Question

A geometry class is asked to find the equation of a line that is parallel to y – 3 = −(x + 1) and passes through (4, 2). Trish states that the parallel line is y – 2 = –1(x – 4). Demetri states that the parallel line is y = –x + 6.

Are the students correct? Explain.

Trish is the only student who is correct; the slope should be –1, and the line passes through (4, 2).

Demetri is the only student who is correct; the slope should be –1, and the y-intercept is 6.

Both students are correct; the slope should be –1, passing through (4, 2) with a y-intercept of 6.

Neither student is correct; the slope of the parallel line should be 1.

Answer 1

Its C

Both students are correct

Answer 2

Both students are correct; the slope should be –1, passing through (4, 2) with a y-intercept of 6

Explanation:

Two equations are parallel when they have the same slope. Given the function:

y – 3 = −(x + 1)

It has the form (called point-slope form): y - y0 = m*(x -x0)

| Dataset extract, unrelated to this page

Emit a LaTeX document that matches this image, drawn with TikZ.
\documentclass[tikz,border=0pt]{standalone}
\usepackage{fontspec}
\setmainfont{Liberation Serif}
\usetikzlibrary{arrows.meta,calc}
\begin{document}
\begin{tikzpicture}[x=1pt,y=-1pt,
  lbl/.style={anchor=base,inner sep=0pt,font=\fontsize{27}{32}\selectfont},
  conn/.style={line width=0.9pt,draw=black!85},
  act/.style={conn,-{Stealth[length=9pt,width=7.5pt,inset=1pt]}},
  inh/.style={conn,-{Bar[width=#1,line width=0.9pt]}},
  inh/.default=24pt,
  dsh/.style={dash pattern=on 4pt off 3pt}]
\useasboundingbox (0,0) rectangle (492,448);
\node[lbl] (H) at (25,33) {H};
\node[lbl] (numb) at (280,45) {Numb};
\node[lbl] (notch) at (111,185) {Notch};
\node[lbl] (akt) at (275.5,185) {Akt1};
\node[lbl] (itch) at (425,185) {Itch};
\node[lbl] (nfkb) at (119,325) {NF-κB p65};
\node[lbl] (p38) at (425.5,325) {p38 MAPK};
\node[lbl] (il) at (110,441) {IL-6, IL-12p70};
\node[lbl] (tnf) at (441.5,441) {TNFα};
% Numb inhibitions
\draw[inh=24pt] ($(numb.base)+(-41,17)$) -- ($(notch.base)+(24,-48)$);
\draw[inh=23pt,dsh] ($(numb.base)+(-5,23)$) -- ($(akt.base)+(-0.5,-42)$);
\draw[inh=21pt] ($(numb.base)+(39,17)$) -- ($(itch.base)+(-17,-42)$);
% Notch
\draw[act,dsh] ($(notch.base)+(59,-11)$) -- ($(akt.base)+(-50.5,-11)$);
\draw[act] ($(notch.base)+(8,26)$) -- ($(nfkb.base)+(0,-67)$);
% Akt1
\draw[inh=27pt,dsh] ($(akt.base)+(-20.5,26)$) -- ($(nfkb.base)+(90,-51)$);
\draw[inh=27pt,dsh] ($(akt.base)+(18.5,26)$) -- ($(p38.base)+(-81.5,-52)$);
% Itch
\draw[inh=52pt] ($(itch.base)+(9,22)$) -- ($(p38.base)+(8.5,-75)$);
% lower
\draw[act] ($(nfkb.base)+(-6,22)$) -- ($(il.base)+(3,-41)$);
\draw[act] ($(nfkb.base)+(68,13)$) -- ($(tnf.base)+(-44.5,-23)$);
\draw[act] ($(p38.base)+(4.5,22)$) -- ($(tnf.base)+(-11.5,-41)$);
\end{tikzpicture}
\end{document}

where (x0,y0) is a point that correspond to the line and m is the slope, so the its slope is -1.

Then the equation:

y - 2 = -(x - 4)

is parallel to the original and passes through (4, 2). So, Trish is correct.

Another way to express the equation of a line is the slope-intercept form:

y = m*x + b

where b is the y-intercept of the equation. The slope has to be -1 and the equation has to passes through (4, 2), then:

2 = (-1)*4 + b

2 + 4 = b

b = 6

Therefore, the equation y = -x + 6 satisfy the requirements, and Demetri was also correct.